Still, increasing awareness of bias and poor test design has resulted in significant improvements in our mass assessments. There is still a long way to go, but we appear headed in the right direction.
Of more concern to those involved in Public Education is the leaching of resources from classrooms by those fixated on the assessment of academic accomplishments.
First, these tests cost money. Standardized tests are, in fact, cash cows for the companies who design and grade them. Regrettably, for all this money we spend on these tests, the testing companies only tell us what we have, or have not, accomplished. A doctor does not just tell you that you are sick; he tells you how to get better. Unlike your doctor who tells you what you need to do to improve your health, the testing companies are not forthcoming about what classroom practices will facilitate improved cognitive development. What is garnered from all these millions funneled into standardized assessments?
The principal by-products remain finger pointing and blame-game scenarios.
While many teachers place their hard-earned dollars on the counter to buy such staples as pencils, papers and other supplies for their classrooms, the state mandates and funds standardized tests to the tune of millions of dollars. How many teachers, aides and counselors are sacrificed in the name of testing? How many textbooks, audio-visual supplies and computers are line item vetoed to pay for the design, administration and grading of standardized tests? Tests that in no way increase the yield of academic outcomes.
Second, testing has become a drain on the already overloaded educational calendar. We keep increasing the number of tasks our schools are to accomplish, but the number of hours in a school year has been virtually constant for over a century. Welcome to your neighborhood “Standardized Test Administration Center”!
While teachers contribute countless hours beyond the “contractual” day just to keep things running, they see their instructional program disrupted for days, and sometimes weeks, as they themselves become over-qualified test proctors instead of just underpaid teachers. Students and teachers, alike, are caught up in innumerable sessions of re-teaching concepts because for days-on-end half the class is somewhere else taking some mandated test.

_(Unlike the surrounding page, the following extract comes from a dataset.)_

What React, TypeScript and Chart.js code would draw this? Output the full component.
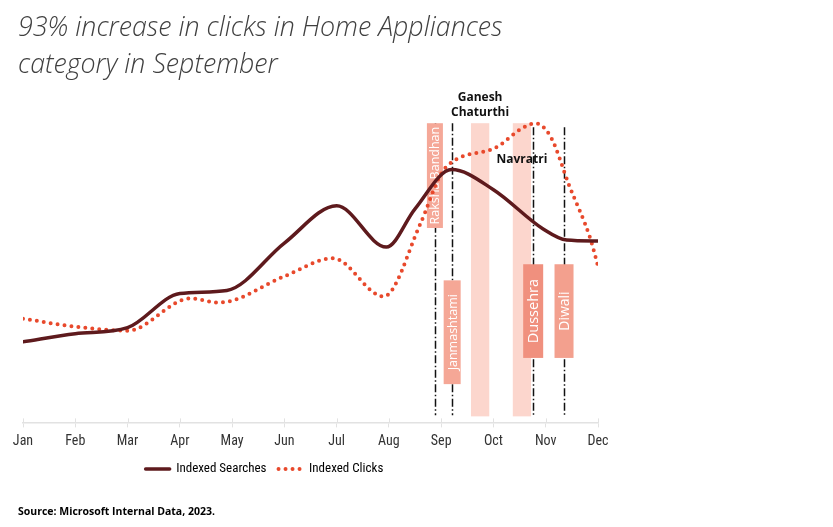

Over-testing has an irrevocably deleterious effect on the instructional program.
Let the Maryland State Department of Education go get the funds to bring in children and test them on as many Saturdays as they wish, but no more instructional time should be sacrificed on the altar of standardized assessments.
Our children do not need to be tested ad nauseum. Students need every instructional minute that can be squeezed into a calendar.
Teachers do not need the results of “standardized” tests to write a prescription that will improve academic achievement. Educators need to assess learning in the classroom day-to-day , perhaps even a minute-by-minute. That may not be possible when three dozen “clients” are in the room.
Children need to interact with an energetic and committed teacher for more than 1.5 minutes per hour of instructional time. Children need instruction delivered in adequately resourced classrooms with adequate resources without the risk of becoming anonymous souls lost in the crowd. It is high time to return resources to the classroom instead of enriching for-profit educational testing companies.
[The original version of this Commentary appeared in the now defunct Prince George’s Journal in late January of 2001.]